By the Espresso Martini Kit team · Updated

The espresso martini is a fussy drink made from a simple list: vodka, coffee liqueur, fresh espresso, sugar. Every failed version — thin, flat, watery, cloying — is a technique problem, not an ingredient problem. This is the spec most good bars pour, and the technique that makes it work at home.

The spec

2 oz vodka · 1 oz coffee liqueur · 1 oz fresh espresso · 1/4 oz simple syrup. Shaken hard with ice for 15 seconds, double-strained into a chilled coupe, garnished with three beans. That 2:1:1 ratio — plus a quarter-ounce of syrup — descends directly from Dick Bradsell’s 1983 original at London’s Soho Brasserie (the full story involves a young model and a famously blunt request).

One adjustment matters: if your liqueur is Kahlúa or similarly sweet, halve the syrup. The liqueur you choose is the biggest flavor decision in the drink.

Step by step

  1. Chill the glass. Freezer, 10 minutes. A warm glass kills foam on contact.
  2. Pull the espresso fresh. The foam comes from oils and proteins in a fresh shot; coffee pulled an hour ago won’t foam. No machine? A moka pot or AeroPress works — full methods here. Bean choice matters too: what to use.
  3. Load the shaker two-thirds with fresh ice, add everything.
  4. Shake violently for 15 seconds. This is the step people undercook. The shake chills, dilutes and aerates simultaneously — a polite shake gives a flat drink. A proper shaker with a good seal lets you go hard without leaking.
  5. Double-strain immediately — Hawthorne strainer plus fine mesh — into the chilled glass. The fine strainer removes ice shards that would break up the foam.
  6. Wait 30 seconds, garnish. The foam separates and settles into the signature layer. Three beans on top: here’s why three.

Getting it right, drink after drink

The full science of the foam — why fresh espresso foams and old coffee doesn’t, and the dry-shake rescue when it fails — is in our foam guide. Nutrition-wise, this spec lands around 240 calories and 100–130mg caffeine; see the calorie and caffeine breakdowns.

Once the classic is dialed in, branch out: the gin, tequila and Baileys variations each change one decision, and the batch recipe scales tonight’s spec to a party. If you’d rather unwrap it all in one box, start with our kit rankings.

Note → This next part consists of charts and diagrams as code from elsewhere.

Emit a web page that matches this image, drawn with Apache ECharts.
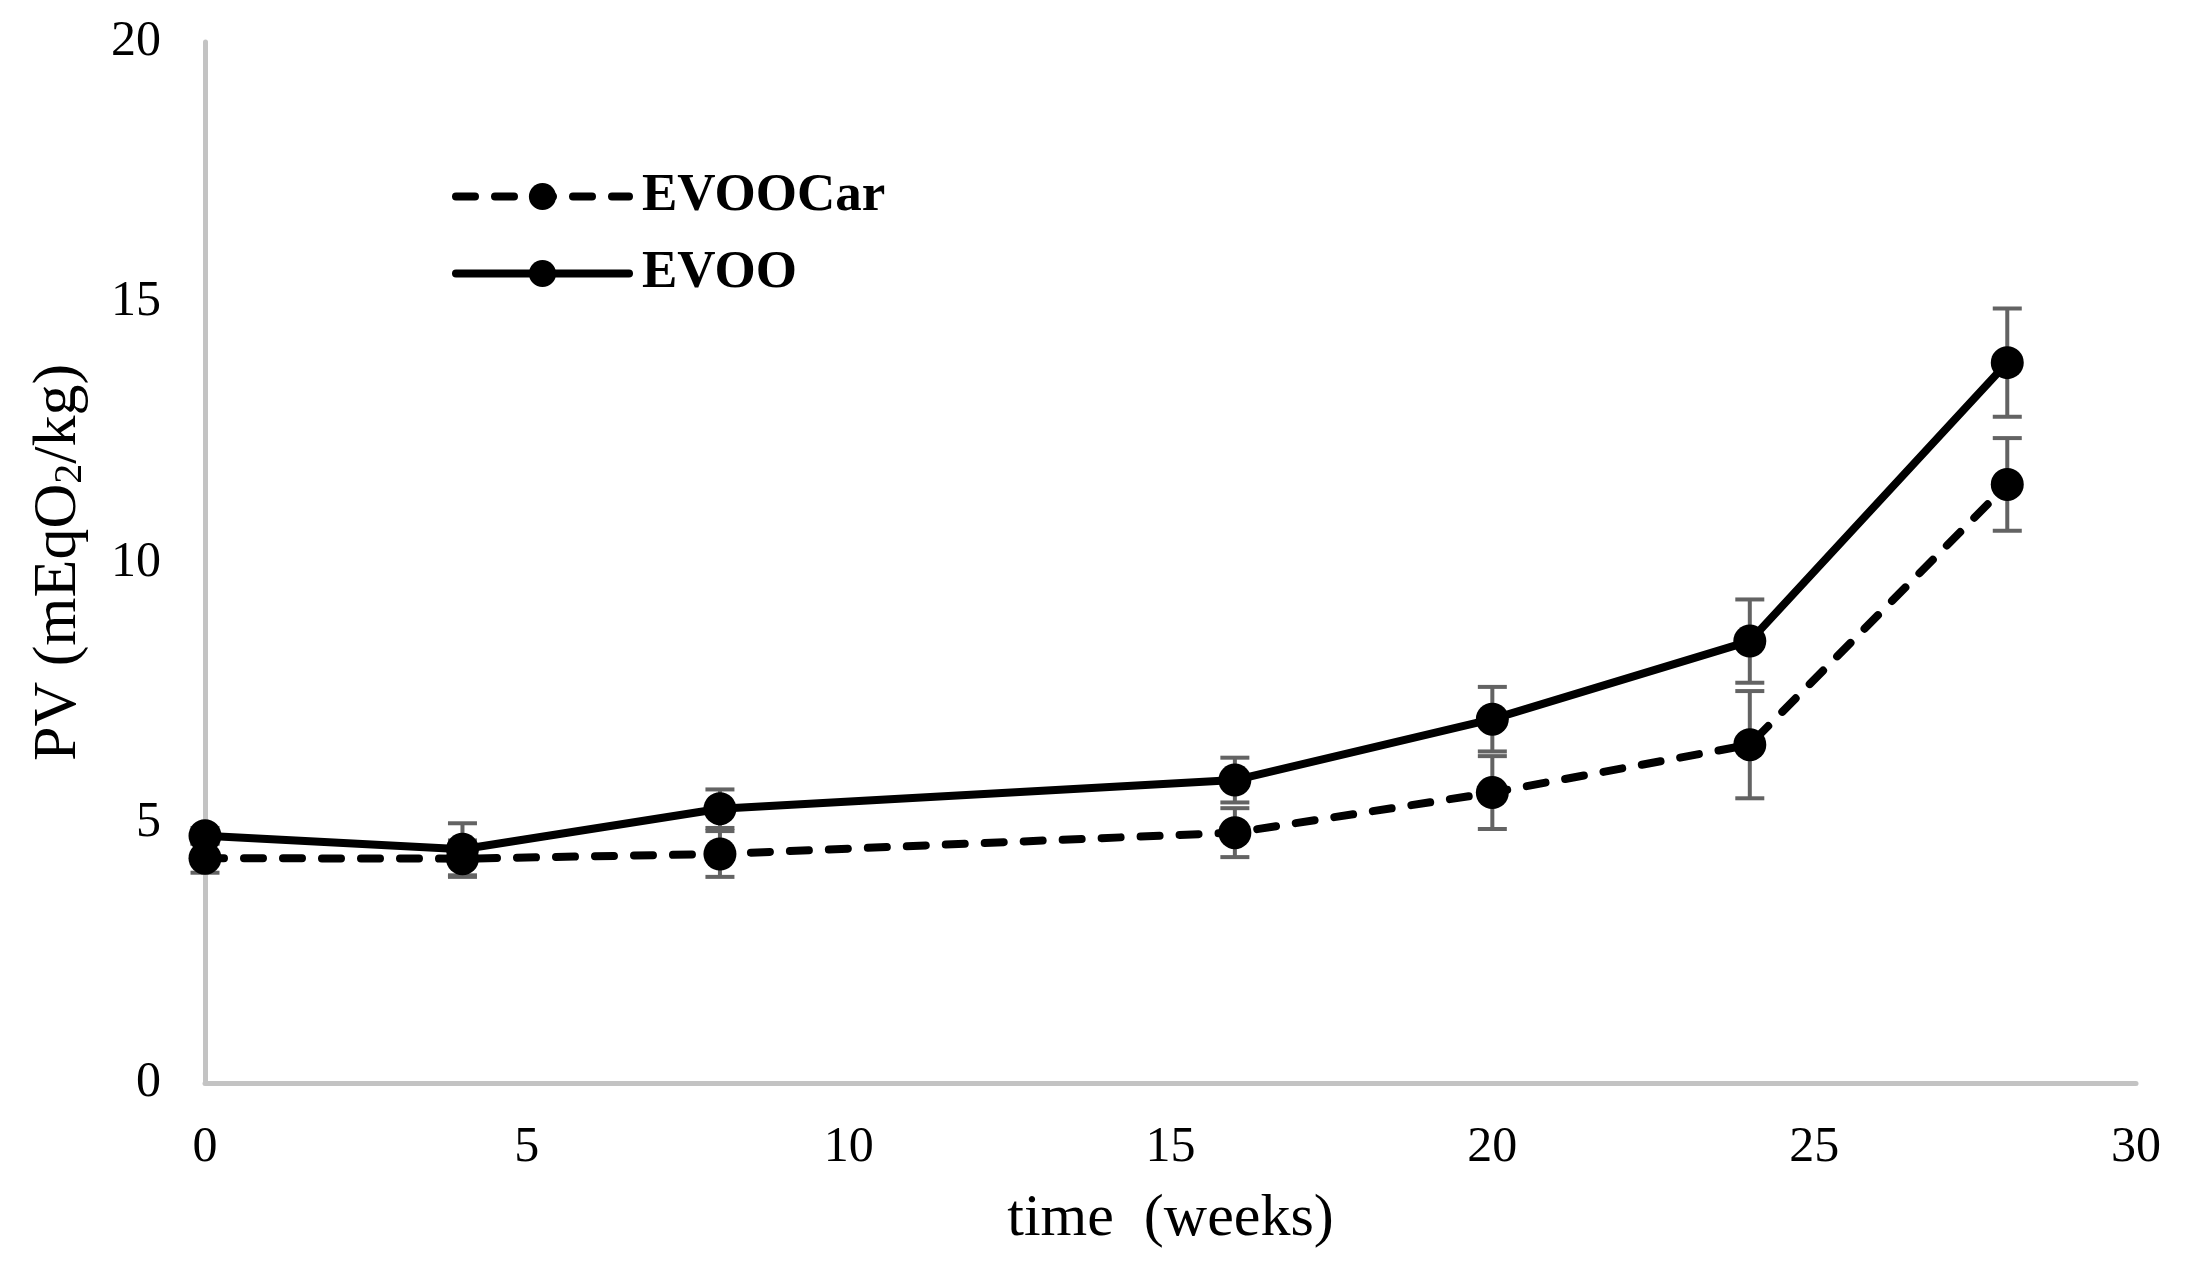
<!DOCTYPE html>
<html>
<head>
<meta charset="utf-8">
<script src="https://cdn.jsdelivr.net/npm/echarts@6/dist/echarts.min.js"></script>
<style>
html,body{margin:0;padding:0;background:#fff;}
#chart{width:2188px;height:1268px;}
</style>
</head>
<body>
<div id="chart"></div>
<script>
const weeks = [0, 4, 8, 16, 20, 24, 28];
const evooCar = [4.32, 4.31, 4.40, 4.81, 5.58, 6.50, 11.50];
const evooCarErr = [0.28, 0.35, 0.44, 0.47, 0.70, 1.03, 0.89];
const evoo = [4.75, 4.49, 5.27, 5.82, 6.99, 8.49, 13.84];
const evooErr = [0.15, 0.50, 0.37, 0.43, 0.62, 0.80, 1.04];
const xTicks = [0, 5, 10, 15, 20, 25, 30];
const yTicks = [0, 5, 10, 15, 20];

const FONT = 'Liberation Serif';

function errSeries(name, vals, errs) {
  return {
    type: 'custom',
    name: name + ' err',
    z: 1,
    data: weeks.map((w, i) => [w, vals[i], errs[i]]),
    encode: {x: 0, y: 1},
    renderItem: function (params, api) {
      const x = api.value(0), y = api.value(1), e = api.value(2);
      const top = api.coord([x, y + e]);
      const bot = api.coord([x, y - e]);
      const hw = 14.5;
      const st = {stroke: '#636363', lineWidth: 4};
      return {
        type: 'group',
        children: [
          {type: 'line', shape: {x1: top[0], y1: top[1], x2: bot[0], y2: bot[1]}, style: st},
          {type: 'line', shape: {x1: top[0] - hw, y1: top[1], x2: top[0] + hw, y2: top[1]}, style: st},
          {type: 'line', shape: {x1: bot[0] - hw, y1: bot[1], x2: bot[0] + hw, y2: bot[1]}, style: st}
        ]
      };
    }
  };
}

const chart = echarts.init(document.getElementById('chart'));
chart.setOption({
  animation: false,
  backgroundColor: '#ffffff',
  grid: {left: 205, right: 52, top: 42, bottom: 185, containLabel: false},
  legend: {
    data: ['EVOOCar', 'EVOO'],
    orient: 'vertical',
    left: 447,
    top: 165,
    itemWidth: 173,
    itemHeight: 34,
    itemGap: 24,
    lineStyle: {width: 8, cap: 'round'},
    textStyle: {fontFamily: FONT, fontWeight: 'bold', fontSize: 53, color: '#000', padding: [0, 0, 0, 8]}
  },
  xAxis: {
    type: 'value',
    min: 0, max: 30, interval: 5,
    name: 'time  (weeks)',
    nameLocation: 'middle',
    nameGap: 106,
    nameTextStyle: {fontFamily: FONT, fontSize: 60, color: '#000'},
    axisLine: {show: true, onZero: false, lineStyle: {color: '#c3c3c3', width: 5}},
    axisTick: {show: false},
    splitLine: {show: false},
    axisLabel: {fontFamily: FONT, fontSize: 50, color: '#000', margin: 40,
      formatter: v => xTicks.includes(v) ? String(v) : ''}
  },
  yAxis: {
    type: 'value',
    min: 0, max: 20, interval: 5,
    name: 'PV (mEqO{sub|2}/kg)',
    nameLocation: 'middle',
    nameRotate: 90,
    nameGap: 115,
    nameTextStyle: {fontFamily: FONT, fontSize: 62, color: '#000',
      rich: {sub: {fontFamily: FONT, fontSize: 40, color: '#000', verticalAlign: 'bottom', padding: [14, 0, 0, 0]}}},
    axisLine: {show: true, lineStyle: {color: '#c3c3c3', width: 5}},
    axisTick: {show: false},
    splitLine: {show: false},
    axisLabel: {fontFamily: FONT, fontSize: 50, color: '#000', margin: 44,
      formatter: v => yTicks.includes(v) ? String(v) : ''}
  },
  series: [
    errSeries('EVOOCar', evooCar, evooCarErr),
    errSeries('EVOO', evoo, evooErr),
    {
      name: 'EVOOCar',
      type: 'line',
      z: 3,
      data: weeks.map((w, i) => [w, evooCar[i]]),
      symbol: 'circle',
      symbolSize: 33,
      itemStyle: {color: '#000'},
      lineStyle: {color: '#000', width: 8, type: [19, 20], cap: 'round'}
    },
    {
      name: 'EVOO',
      type: 'line',
      z: 3,
      data: weeks.map((w, i) => [w, evoo[i]]),
      symbol: 'circle',
      symbolSize: 33,
      itemStyle: {color: '#000'},
      lineStyle: {color: '#000', width: 8, type: 'solid', cap: 'round'}
    }
  ]
});
</script>
</body>
</html>
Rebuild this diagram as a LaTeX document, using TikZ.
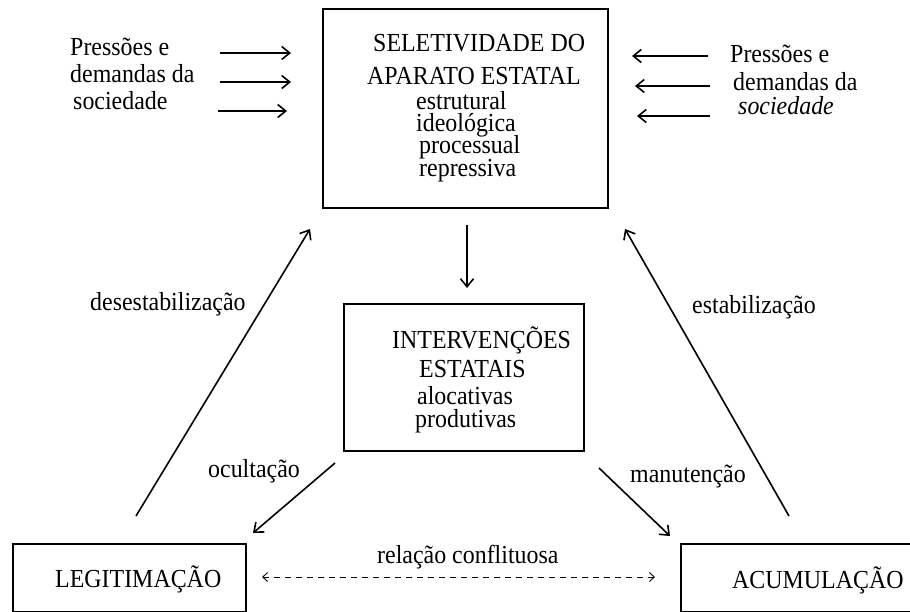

Frequently asked questions

Why does my espresso martini have no foam?

Three usual causes: stale coffee (the foam comes from fresh espresso's oils and proteins), too soft a shake (it needs 15 hard seconds), or a warm glass melting the foam on contact. Fix all three and the crema appears.

Should the espresso be hot or cold when I shake it?

Freshly pulled and cooled for about a minute. Fresh espresso carries the compounds that foam; letting it sit briefly stops it melting too much ice, which would over-dilute the drink.

Can I use instant coffee or cold brew?

You can, with trade-offs: cold brew gives a smoother, less foamy drink, and instant espresso powder shaken strong is a last resort. Fresh espresso is the difference-maker — see our cold brew vs espresso comparison for the details.

What did the original recipe look like?

Dick Bradsell's 1983 original at the Soho Brasserie in London — then called the Vodka Espresso — used vodka, fresh espresso, coffee liqueur and sugar, essentially the same spec bars use today.